EXERCISE INSTRUCTIONS: Your task is to filter the data below down to the lines holding "chart".

RAW DATA:
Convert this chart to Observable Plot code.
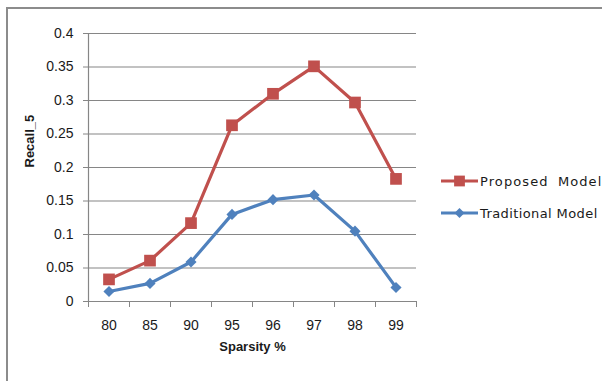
<!DOCTYPE html>
<html>
<head>
<meta charset="utf-8">
<script src="https://cdn.jsdelivr.net/npm/d3@7"></script>
<script src="https://cdn.jsdelivr.net/npm/@observablehq/plot@0.6"></script>
<style>
  html, body { margin: 0; padding: 0; background: #fff; overflow: hidden; }
  #wrap { position: relative; width: 602px; height: 381px; overflow: hidden; }
  #frame { position: absolute; left: 6px; top: 7px; width: 700px; height: 500px;
           border: 2px solid #8c8c8c; box-sizing: border-box; pointer-events: none; }
  #chart { position: absolute; left: 0; top: 0; }
</style>
</head>
<body>
<div id="wrap"><div id="chart"></div><div id="frame"></div></div>
<script>
// Sparsity levels (%) on the x axis
const sparsity = ["80", "85", "90", "95", "96", "97", "98", "99"];
// Recall@5 for each model
const proposed = [0.033, 0.061, 0.117, 0.263, 0.310, 0.351, 0.297, 0.183];
const traditional = [0.015, 0.027, 0.059, 0.130, 0.152, 0.159, 0.105, 0.021];
// y axis tick values
const yTicks = [0, 0.05, 0.1, 0.15, 0.2, 0.25, 0.3, 0.35, 0.4];

const series = [
  {name: "Proposed Model", values: proposed, color: "#C0504D", symbol: "square", r: 6.6,
   spacing: "1.1px", wordSpacing: "4px"},
  {name: "Traditional Model", values: traditional, color: "#4F81BD", symbol: "diamond2", r: 5.0,
   spacing: "0.4px", wordSpacing: "0px"}
];

const rows = series.flatMap(s => s.values.map((v, i) => ({series: s.name, i, pos: i + 0.5, value: v})));
const bounds = d3.range(sparsity.length + 1);
const centers = sparsity.map((_, i) => i + 0.5);
const axisColor = "#868686";
const font = "Liberation Sans, Arial, sans-serif";

const chart = Plot.plot({
  width: 602,
  height: 381,
  marginTop: 33,
  marginLeft: 88,
  marginRight: 186,
  marginBottom: 80,
  style: {fontFamily: font, fontSize: "14px", color: "#1a1a1a", background: "transparent"},
  x: {type: "linear", domain: [0, sparsity.length], axis: null},
  y: {domain: [0, 0.4], axis: null},
  marks: [
    Plot.ruleY(yTicks.slice(1), {stroke: axisColor, strokeWidth: 1.2}),
    Plot.axisY(yTicks, {tickSize: 5, tickPadding: 10, stroke: axisColor, strokeOpacity: 1,
      tickFormat: d => String(d), fontSize: 14, label: null}),
    Plot.axisX(bounds, {tickSize: 6, stroke: axisColor, strokeOpacity: 1, tickFormat: () => "", label: null}),
    Plot.axisX(centers, {tickSize: 0, tickPadding: 19, fontSize: 14,
      tickFormat: d => sparsity[Math.round(d - 0.5)], label: null}),
    Plot.ruleX([0], {stroke: axisColor, strokeWidth: 1.2}),
    Plot.ruleY([0], {stroke: axisColor, strokeWidth: 1.2}),
    ...series.map(s => Plot.line(rows.filter(d => d.series === s.name),
      {x: "pos", y: "value", stroke: s.color, strokeWidth: 3.2})),
    ...series.map(s => Plot.dot(rows.filter(d => d.series === s.name),
      {x: "pos", y: "value", symbol: () => s.symbol, fill: s.color, stroke: "none", r: s.r})),
    Plot.text(["Sparsity %"], {frameAnchor: "bottom", dy: 49, fontWeight: "bold", fontSize: 13}),
    Plot.text(["Recall_5"], {frameAnchor: "left", dx: -59, rotate: -90, fontWeight: "bold", fontSize: 13})
  ]
});

// Legend to the right of the plot area
const svg = d3.select(chart);
const legendY = [181, 213];
const sym = {square: d3.symbolSquare, diamond2: d3.symbolDiamond2};
series.forEach((s, k) => {
  const g = svg.append("g").attr("transform", `translate(0,${legendY[k]})`);
  g.append("line").attr("x1", 441).attr("x2", 478).attr("y1", 0).attr("y2", 0)
    .attr("stroke", s.color).attr("stroke-width", 3.2);
  g.append("path").attr("transform", "translate(459.5,0)")
    .attr("d", d3.symbol(sym[s.symbol], Math.PI * s.r * s.r * (k === 0 ? 0.85 : 0.8))())
    .attr("fill", s.color);
  g.append("text").attr("x", 480).attr("y", 0).attr("dy", "0.35em")
    .attr("text-anchor", "start")
    .attr("font-family", "DejaVu Sans, sans-serif").attr("font-size", 13)
    .attr("letter-spacing", s.spacing).attr("word-spacing", s.wordSpacing)
    .attr("fill", "#1a1a1a").text(s.name);
});

document.getElementById("chart").appendChild(chart);
</script>
</body>
</html>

WRITTEN ANSWER:
Convert this chart to Observable Plot code.
  #chart { position: absolute; left: 0; top: 0; }
<div id="wrap"><div id="chart"></div><div id="frame"></div></div>
const chart = Plot.plot({
const svg = d3.select(chart);
document.getElementById("chart").appendChild(chart);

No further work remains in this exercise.